Most aftermarket skidplates require the removal of those two support brackets which cause the noise. I believe it to be a wiser investment to install an aftermarket skidplate because you increase your underside’s protection AND get rid of any rubbing. Food for thought.

Marco Herrera
Marco Herrera
1 year ago

Are you sure that you entered the right link to the product? The description picture is nothing alike what you entered here.

1 year ago

I had the same problem and I ended up removing those braces. I did have RCI skid plate that covers that entire area that also worked as radiator support to some degree.

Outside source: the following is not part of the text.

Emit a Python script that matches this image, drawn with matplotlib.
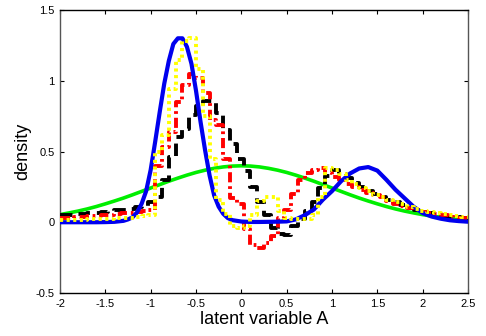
import numpy as np
import matplotlib
matplotlib.use("Agg")
import matplotlib.pyplot as plt

plt.rcParams['font.family'] = ['Liberation Sans', 'DejaVu Sans']

# ---- data ----
blue_x = [-2.0, -1.8, -1.6, -1.5, -1.4, -1.3, -1.25, -1.2, -1.15, -1.1, -1.05, -1.0, -0.95, -0.9,
          -0.85, -0.8, -0.75, -0.7, -0.65, -0.6, -0.55, -0.5, -0.45, -0.4, -0.35, -0.3, -0.25,
          -0.2, -0.15, -0.1, 0.0, 0.1, 0.2, 0.3, 0.4, 0.5, 0.6, 0.7, 0.8, 0.9, 1.0, 1.1, 1.2,
          1.3, 1.4, 1.5, 1.6, 1.7, 1.8, 1.9, 2.0, 2.1, 2.2, 2.3, 2.4, 2.5]
blue_y = [0.0, 0.0, 0.0, 0.001, 0.003, 0.01, 0.02, 0.035, 0.07, 0.13, 0.22, 0.37, 0.57, 0.78,
          0.98, 1.14, 1.26, 1.30, 1.30, 1.24, 1.12, 0.93, 0.71, 0.51, 0.33, 0.19, 0.11,
          0.06, 0.03, 0.015, 0.005, 0.002, 0.002, 0.003, 0.004, 0.006, 0.02, 0.05, 0.09, 0.16, 0.22, 0.29, 0.345,
          0.38, 0.39, 0.365, 0.30, 0.23, 0.17, 0.11, 0.065, 0.04, 0.025, 0.014, 0.008, 0.004]

green_x = [-2.0, -1.9, -1.8, -1.7, -1.6, -1.5, -1.4, -1.3, -1.2, -1.1, -1.0, -0.9, -0.8, -0.7,
           -0.6, -0.5, -0.4, -0.3, -0.2, -0.1, 0.0, 0.1, 0.2, 0.3, 0.4, 0.5, 0.6, 0.7, 0.8, 0.9,
           1.0, 1.1, 1.2, 1.3, 1.4, 1.5, 1.6, 1.7, 1.8, 1.9, 2.0, 2.1, 2.2, 2.3, 2.4, 2.5]
green_y = [0.054, 0.066, 0.079, 0.094, 0.111, 0.130, 0.150, 0.171, 0.194, 0.218, 0.242, 0.266,
           0.290, 0.312, 0.333, 0.352, 0.368, 0.381, 0.391, 0.397, 0.399, 0.397, 0.391, 0.381,
           0.368, 0.352, 0.333, 0.312, 0.290, 0.266, 0.242, 0.218, 0.194, 0.171, 0.150, 0.130,
           0.111, 0.094, 0.079, 0.066, 0.054, 0.044, 0.036, 0.028, 0.022, 0.018]

step_x = [-2.0, -1.925, -1.85, -1.775, -1.7, -1.625, -1.55, -1.475, -1.4, -1.325, -1.25, -1.175,
          -1.1, -1.025, -0.95, -0.875, -0.8, -0.725, -0.65, -0.575, -0.5, -0.425, -0.35, -0.275,
          -0.2, -0.125, -0.05, 0.025, 0.1, 0.175, 0.25, 0.325, 0.4, 0.475, 0.55, 0.625, 0.7,
          0.775, 0.85, 0.925, 1.0, 1.075, 1.15, 1.225, 1.3, 1.375, 1.45, 1.525, 1.6, 1.675, 1.75,
          1.825, 1.9, 1.975, 2.05, 2.125, 2.2, 2.275, 2.35, 2.425, 2.5]
black_y = [0.05, 0.053, 0.056, 0.06, 0.064, 0.068, 0.073, 0.078, 0.084, 0.09, 0.097, 0.105,
           0.115, 0.14, 0.18, 0.30, 0.46, 0.60, 0.66, 0.76, 0.82, 0.86, 0.86, 0.77,
           0.65, 0.55, 0.45, 0.36, 0.25, 0.14, 0.05, -0.04, -0.08, -0.09, -0.03, 0.02, 0.08,
           0.14, 0.24, 0.33, 0.37, 0.34, 0.31, 0.28, 0.25, 0.22, 0.20, 0.18, 0.16, 0.14, 0.12,
           0.10, 0.09, 0.075, 0.062, 0.053, 0.045, 0.04, 0.035, 0.03, 0.03]
red_y = [0.03, 0.032, 0.035, 0.038, 0.041, 0.045, 0.049, 0.053, 0.058, 0.063, 0.068, 0.074,
         0.08, 0.09, 0.40, 0.53, 0.64, 0.85, 0.97, 1.05, 1.02, 0.91, 0.72, 0.69,
         0.45, 0.17, 0.13, -0.05, -0.16, -0.18, -0.15, -0.10, 0.03, 0.09, 0.20, 0.30, 0.35,
         0.37, 0.38, 0.35, 0.32, 0.30, 0.27, 0.25, 0.23, 0.21, 0.19, 0.175, 0.15, 0.13, 0.115,
         0.10, 0.085, 0.075, 0.065, 0.055, 0.048, 0.04, 0.033, 0.028, 0.028]
yellow_y = [0.015, 0.016, 0.017, 0.018, 0.02, 0.021, 0.023, 0.025, 0.027, 0.03, 0.033, 0.037,
            0.042, 0.05, 0.50, 0.62, 0.94, 1.15, 1.28, 1.30, 1.08, 0.75, 0.45, 0.16,
            0.06, -0.03, -0.04, -0.03, 0.05, 0.15, 0.18, 0.18, 0.08, 0.03, 0.025, 0.02, 0.02,
            0.05, 0.18, 0.38, 0.37, 0.34, 0.30, 0.27, 0.24, 0.22, 0.19, 0.18, 0.16, 0.145, 0.13,
            0.11, 0.095, 0.08, 0.075, 0.065, 0.055, 0.05, 0.045, 0.04, 0.04]

x_ticks = [-2, -1.5, -1, -0.5, 0, 0.5, 1, 1.5, 2, 2.5]
x_tick_labels = ['-2', '-1.5', '-1', '-0.5', '0', '0.5', '1', '1.5', '2', '2.5']
y_ticks = [-0.5, 0, 0.5, 1, 1.5]
y_tick_labels = ['-0.5', '0', '0.5', '1', '1.5']

# ---- figure ----
fig = plt.figure(figsize=(4.86, 3.36), dpi=100)
ax = fig.add_axes([60/486, 1-293/336, 408/486, 283/336])

lw = 2.8
ax.plot(green_x, green_y, color='#00ee00', lw=2.6, zorder=2)
ax.plot(step_x, black_y, color='black', lw=lw, drawstyle='steps-post',
        dashes=(3.2, 1.8), zorder=3)
ax.plot(step_x, red_y, color='#ff0000', lw=lw, drawstyle='steps-post',
        dashes=(2.6, 1.0, 0.7, 1.0), zorder=4)
ax.plot(blue_x, blue_y, color='#0000ee', lw=3.0, zorder=5)
ax.plot(step_x, yellow_y, color='#ffff00', lw=lw, drawstyle='steps-post',
        dashes=(0.8, 0.9), zorder=6)

ax.set_xlim(-2, 2.5)
ax.set_ylim(-0.5, 1.5)
ax.set_xticks(x_ticks)
ax.set_xticklabels(x_tick_labels)
ax.set_yticks(y_ticks)
ax.set_yticklabels(y_tick_labels)
ax.tick_params(direction='in', length=3, width=0.8, labelsize=8, top=True, right=True,
               pad=4, colors='black')
for s in ['left', 'right']:
    ax.spines[s].set_color('#555555')
for s in ax.spines.values():
    s.set_linewidth(1.0)

ax.set_xlabel('latent variable A', fontsize=13, labelpad=2)
ax.set_ylabel('density', fontsize=13, labelpad=3)

fig.savefig('out.png', dpi=100)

worked perfectly fine for daily driving and also canyon carving when getting to/ coming back from the trails.

Sean Migone
Sean Migone
1 year ago
Reply to  Eric

Hey, I also have the RCI skid plate. Can you be a little bit more specific about removing the brace?
My RCI skid plate goes through that brace at least underneath the radiator so when you say remove it, do you mean you just cut it off or you remove the whole thing?

Sean Migone
Sean Migone
1 year ago

This is probably one of the most helpful articles I’ve ever read because I’ve had the same problem and could not find out what or where the noise was coming from !!! Thank you very much. Just wanted to know when looking on the site to purchase this kit, there are several options I’m assuming since I have a 3 inch lift kit that I would purchase the 3 inch?